**EXERCISE GOAL:** Your task is to give the listing below back word for word, pictures excluded.
========
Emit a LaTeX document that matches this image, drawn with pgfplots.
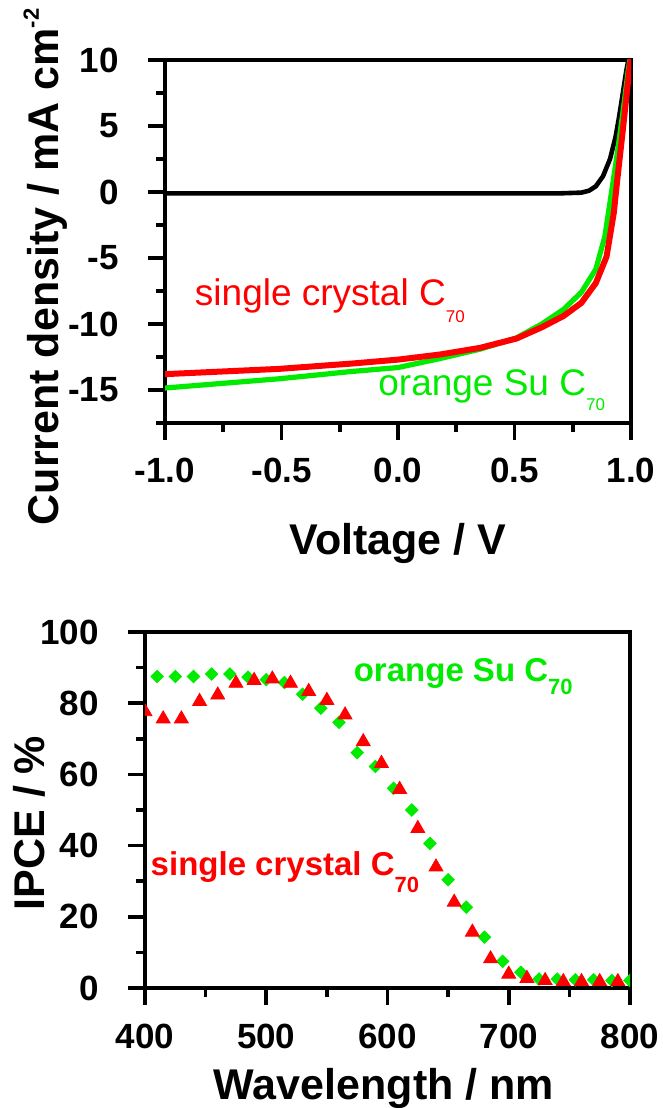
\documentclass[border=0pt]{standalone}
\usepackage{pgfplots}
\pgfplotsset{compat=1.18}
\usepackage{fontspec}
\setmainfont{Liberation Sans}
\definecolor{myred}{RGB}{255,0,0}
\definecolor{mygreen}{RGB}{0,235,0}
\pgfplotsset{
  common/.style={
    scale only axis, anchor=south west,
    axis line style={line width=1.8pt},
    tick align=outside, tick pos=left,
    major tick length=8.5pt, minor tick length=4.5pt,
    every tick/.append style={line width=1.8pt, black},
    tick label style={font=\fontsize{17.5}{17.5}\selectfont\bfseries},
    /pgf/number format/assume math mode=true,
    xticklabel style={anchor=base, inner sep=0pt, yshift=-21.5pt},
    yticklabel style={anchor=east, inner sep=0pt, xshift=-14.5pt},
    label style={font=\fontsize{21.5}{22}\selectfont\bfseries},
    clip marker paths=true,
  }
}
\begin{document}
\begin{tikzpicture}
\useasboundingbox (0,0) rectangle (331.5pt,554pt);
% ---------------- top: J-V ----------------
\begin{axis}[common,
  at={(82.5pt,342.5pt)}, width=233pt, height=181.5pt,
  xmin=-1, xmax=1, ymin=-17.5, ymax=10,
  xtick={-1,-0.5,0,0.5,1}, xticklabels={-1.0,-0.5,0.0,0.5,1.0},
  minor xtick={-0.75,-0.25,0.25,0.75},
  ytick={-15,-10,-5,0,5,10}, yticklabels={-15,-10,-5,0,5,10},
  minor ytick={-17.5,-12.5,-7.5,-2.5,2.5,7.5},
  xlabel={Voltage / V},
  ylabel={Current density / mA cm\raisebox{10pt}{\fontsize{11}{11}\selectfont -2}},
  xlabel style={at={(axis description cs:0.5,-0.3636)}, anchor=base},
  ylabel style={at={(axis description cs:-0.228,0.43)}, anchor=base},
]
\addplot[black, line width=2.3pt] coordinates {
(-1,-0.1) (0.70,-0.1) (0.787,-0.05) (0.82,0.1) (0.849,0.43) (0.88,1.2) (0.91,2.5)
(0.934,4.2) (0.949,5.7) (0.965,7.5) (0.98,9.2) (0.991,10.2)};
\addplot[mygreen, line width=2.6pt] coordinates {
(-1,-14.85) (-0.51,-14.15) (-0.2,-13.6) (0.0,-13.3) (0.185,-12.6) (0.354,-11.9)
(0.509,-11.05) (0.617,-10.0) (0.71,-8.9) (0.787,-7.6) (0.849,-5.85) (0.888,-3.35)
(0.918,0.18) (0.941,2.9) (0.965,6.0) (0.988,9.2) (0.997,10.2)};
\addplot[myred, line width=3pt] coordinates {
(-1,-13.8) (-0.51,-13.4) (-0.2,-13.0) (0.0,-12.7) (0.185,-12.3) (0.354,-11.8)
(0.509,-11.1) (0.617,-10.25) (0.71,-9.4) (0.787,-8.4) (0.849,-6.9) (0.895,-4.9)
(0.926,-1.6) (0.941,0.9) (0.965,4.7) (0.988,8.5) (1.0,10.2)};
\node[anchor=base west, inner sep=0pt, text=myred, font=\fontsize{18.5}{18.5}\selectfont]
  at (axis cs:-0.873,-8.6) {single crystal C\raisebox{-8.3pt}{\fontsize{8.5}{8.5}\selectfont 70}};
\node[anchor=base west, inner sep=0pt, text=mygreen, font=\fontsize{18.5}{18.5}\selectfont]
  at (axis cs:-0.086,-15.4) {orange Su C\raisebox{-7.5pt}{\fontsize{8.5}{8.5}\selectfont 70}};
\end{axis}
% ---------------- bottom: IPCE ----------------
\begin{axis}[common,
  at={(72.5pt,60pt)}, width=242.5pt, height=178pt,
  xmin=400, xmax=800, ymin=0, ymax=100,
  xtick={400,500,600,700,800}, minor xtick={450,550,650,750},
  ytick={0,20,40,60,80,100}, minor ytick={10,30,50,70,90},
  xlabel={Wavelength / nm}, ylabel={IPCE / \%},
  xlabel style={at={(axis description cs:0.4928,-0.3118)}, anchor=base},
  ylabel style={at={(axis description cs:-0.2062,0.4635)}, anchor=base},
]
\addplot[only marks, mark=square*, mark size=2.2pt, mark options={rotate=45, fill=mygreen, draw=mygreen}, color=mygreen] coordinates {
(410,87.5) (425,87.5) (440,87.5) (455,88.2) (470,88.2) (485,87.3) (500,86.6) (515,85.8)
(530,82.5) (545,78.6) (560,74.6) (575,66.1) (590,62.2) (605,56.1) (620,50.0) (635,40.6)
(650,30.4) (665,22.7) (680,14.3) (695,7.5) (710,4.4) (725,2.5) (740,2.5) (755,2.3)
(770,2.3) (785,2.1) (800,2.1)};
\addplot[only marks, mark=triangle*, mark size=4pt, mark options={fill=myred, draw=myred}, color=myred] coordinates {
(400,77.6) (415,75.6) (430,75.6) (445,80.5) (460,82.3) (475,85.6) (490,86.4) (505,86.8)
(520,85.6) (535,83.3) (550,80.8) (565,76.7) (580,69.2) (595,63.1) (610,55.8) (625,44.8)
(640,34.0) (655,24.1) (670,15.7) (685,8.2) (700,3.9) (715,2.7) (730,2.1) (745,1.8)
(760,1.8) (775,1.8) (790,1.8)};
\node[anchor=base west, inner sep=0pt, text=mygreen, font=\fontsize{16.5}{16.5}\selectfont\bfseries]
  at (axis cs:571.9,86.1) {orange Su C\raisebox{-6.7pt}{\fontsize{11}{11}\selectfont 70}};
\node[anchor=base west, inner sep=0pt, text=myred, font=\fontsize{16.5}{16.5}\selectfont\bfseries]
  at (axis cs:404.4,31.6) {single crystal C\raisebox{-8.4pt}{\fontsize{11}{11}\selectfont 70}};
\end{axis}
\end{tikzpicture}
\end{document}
========
**FINISHED TASK:**
Emit a LaTeX document that matches this image, drawn with pgfplots.
\documentclass[border=0pt]{standalone}
\usepackage{pgfplots}
\pgfplotsset{compat=1.18}
\usepackage{fontspec}
\setmainfont{Liberation Sans}
\definecolor{myred}{RGB}{255,0,0}
\definecolor{mygreen}{RGB}{0,235,0}
\pgfplotsset{
  common/.style={
    scale only axis, anchor=south west,
    axis line style={line width=1.8pt},
    tick align=outside, tick pos=left,
    major tick length=8.5pt, minor tick length=4.5pt,
    every tick/.append style={line width=1.8pt, black},
    tick label style={font=\fontsize{17.5}{17.5}\selectfont\bfseries},
    /pgf/number format/assume math mode=true,
    xticklabel style={anchor=base, inner sep=0pt, yshift=-21.5pt},
    yticklabel style={anchor=east, inner sep=0pt, xshift=-14.5pt},
    label style={font=\fontsize{21.5}{22}\selectfont\bfseries},
    clip marker paths=true,
  }
}
\begin{document}
\begin{tikzpicture}
\useasboundingbox (0,0) rectangle (331.5pt,554pt);
% ---------------- top: J-V ----------------
\begin{axis}[common,
  at={(82.5pt,342.5pt)}, width=233pt, height=181.5pt,
  xmin=-1, xmax=1, ymin=-17.5, ymax=10,
  xtick={-1,-0.5,0,0.5,1}, xticklabels={-1.0,-0.5,0.0,0.5,1.0},
  minor xtick={-0.75,-0.25,0.25,0.75},
  ytick={-15,-10,-5,0,5,10}, yticklabels={-15,-10,-5,0,5,10},
  minor ytick={-17.5,-12.5,-7.5,-2.5,2.5,7.5},
  xlabel={Voltage / V},
  ylabel={Current density / mA cm\raisebox{10pt}{\fontsize{11}{11}\selectfont -2}},
  xlabel style={at={(axis description cs:0.5,-0.3636)}, anchor=base},
  ylabel style={at={(axis description cs:-0.228,0.43)}, anchor=base},
]
\addplot[black, line width=2.3pt] coordinates {
(-1,-0.1) (0.70,-0.1) (0.787,-0.05) (0.82,0.1) (0.849,0.43) (0.88,1.2) (0.91,2.5)
(0.934,4.2) (0.949,5.7) (0.965,7.5) (0.98,9.2) (0.991,10.2)};
\addplot[mygreen, line width=2.6pt] coordinates {
(-1,-14.85) (-0.51,-14.15) (-0.2,-13.6) (0.0,-13.3) (0.185,-12.6) (0.354,-11.9)
(0.509,-11.05) (0.617,-10.0) (0.71,-8.9) (0.787,-7.6) (0.849,-5.85) (0.888,-3.35)
(0.918,0.18) (0.941,2.9) (0.965,6.0) (0.988,9.2) (0.997,10.2)};
\addplot[myred, line width=3pt] coordinates {
(-1,-13.8) (-0.51,-13.4) (-0.2,-13.0) (0.0,-12.7) (0.185,-12.3) (0.354,-11.8)
(0.509,-11.1) (0.617,-10.25) (0.71,-9.4) (0.787,-8.4) (0.849,-6.9) (0.895,-4.9)
(0.926,-1.6) (0.941,0.9) (0.965,4.7) (0.988,8.5) (1.0,10.2)};
\node[anchor=base west, inner sep=0pt, text=myred, font=\fontsize{18.5}{18.5}\selectfont]
  at (axis cs:-0.873,-8.6) {single crystal C\raisebox{-8.3pt}{\fontsize{8.5}{8.5}\selectfont 70}};
\node[anchor=base west, inner sep=0pt, text=mygreen, font=\fontsize{18.5}{18.5}\selectfont]
  at (axis cs:-0.086,-15.4) {orange Su C\raisebox{-7.5pt}{\fontsize{8.5}{8.5}\selectfont 70}};
\end{axis}
% ---------------- bottom: IPCE ----------------
\begin{axis}[common,
  at={(72.5pt,60pt)}, width=242.5pt, height=178pt,
  xmin=400, xmax=800, ymin=0, ymax=100,
  xtick={400,500,600,700,800}, minor xtick={450,550,650,750},
  ytick={0,20,40,60,80,100}, minor ytick={10,30,50,70,90},
  xlabel={Wavelength / nm}, ylabel={IPCE / \%},
  xlabel style={at={(axis description cs:0.4928,-0.3118)}, anchor=base},
  ylabel style={at={(axis description cs:-0.2062,0.4635)}, anchor=base},
]
\addplot[only marks, mark=square*, mark size=2.2pt, mark options={rotate=45, fill=mygreen, draw=mygreen}, color=mygreen] coordinates {
(410,87.5) (425,87.5) (440,87.5) (455,88.2) (470,88.2) (485,87.3) (500,86.6) (515,85.8)
(530,82.5) (545,78.6) (560,74.6) (575,66.1) (590,62.2) (605,56.1) (620,50.0) (635,40.6)
(650,30.4) (665,22.7) (680,14.3) (695,7.5) (710,4.4) (725,2.5) (740,2.5) (755,2.3)
(770,2.3) (785,2.1) (800,2.1)};
\addplot[only marks, mark=triangle*, mark size=4pt, mark options={fill=myred, draw=myred}, color=myred] coordinates {
(400,77.6) (415,75.6) (430,75.6) (445,80.5) (460,82.3) (475,85.6) (490,86.4) (505,86.8)
(520,85.6) (535,83.3) (550,80.8) (565,76.7) (580,69.2) (595,63.1) (610,55.8) (625,44.8)
(640,34.0) (655,24.1) (670,15.7) (685,8.2) (700,3.9) (715,2.7) (730,2.1) (745,1.8)
(760,1.8) (775,1.8) (790,1.8)};
\node[anchor=base west, inner sep=0pt, text=mygreen, font=\fontsize{16.5}{16.5}\selectfont\bfseries]
  at (axis cs:571.9,86.1) {orange Su C\raisebox{-6.7pt}{\fontsize{11}{11}\selectfont 70}};
\node[anchor=base west, inner sep=0pt, text=myred, font=\fontsize{16.5}{16.5}\selectfont\bfseries]
  at (axis cs:404.4,31.6) {single crystal C\raisebox{-8.4pt}{\fontsize{11}{11}\selectfont 70}};
\end{axis}
\end{tikzpicture}
\end{document}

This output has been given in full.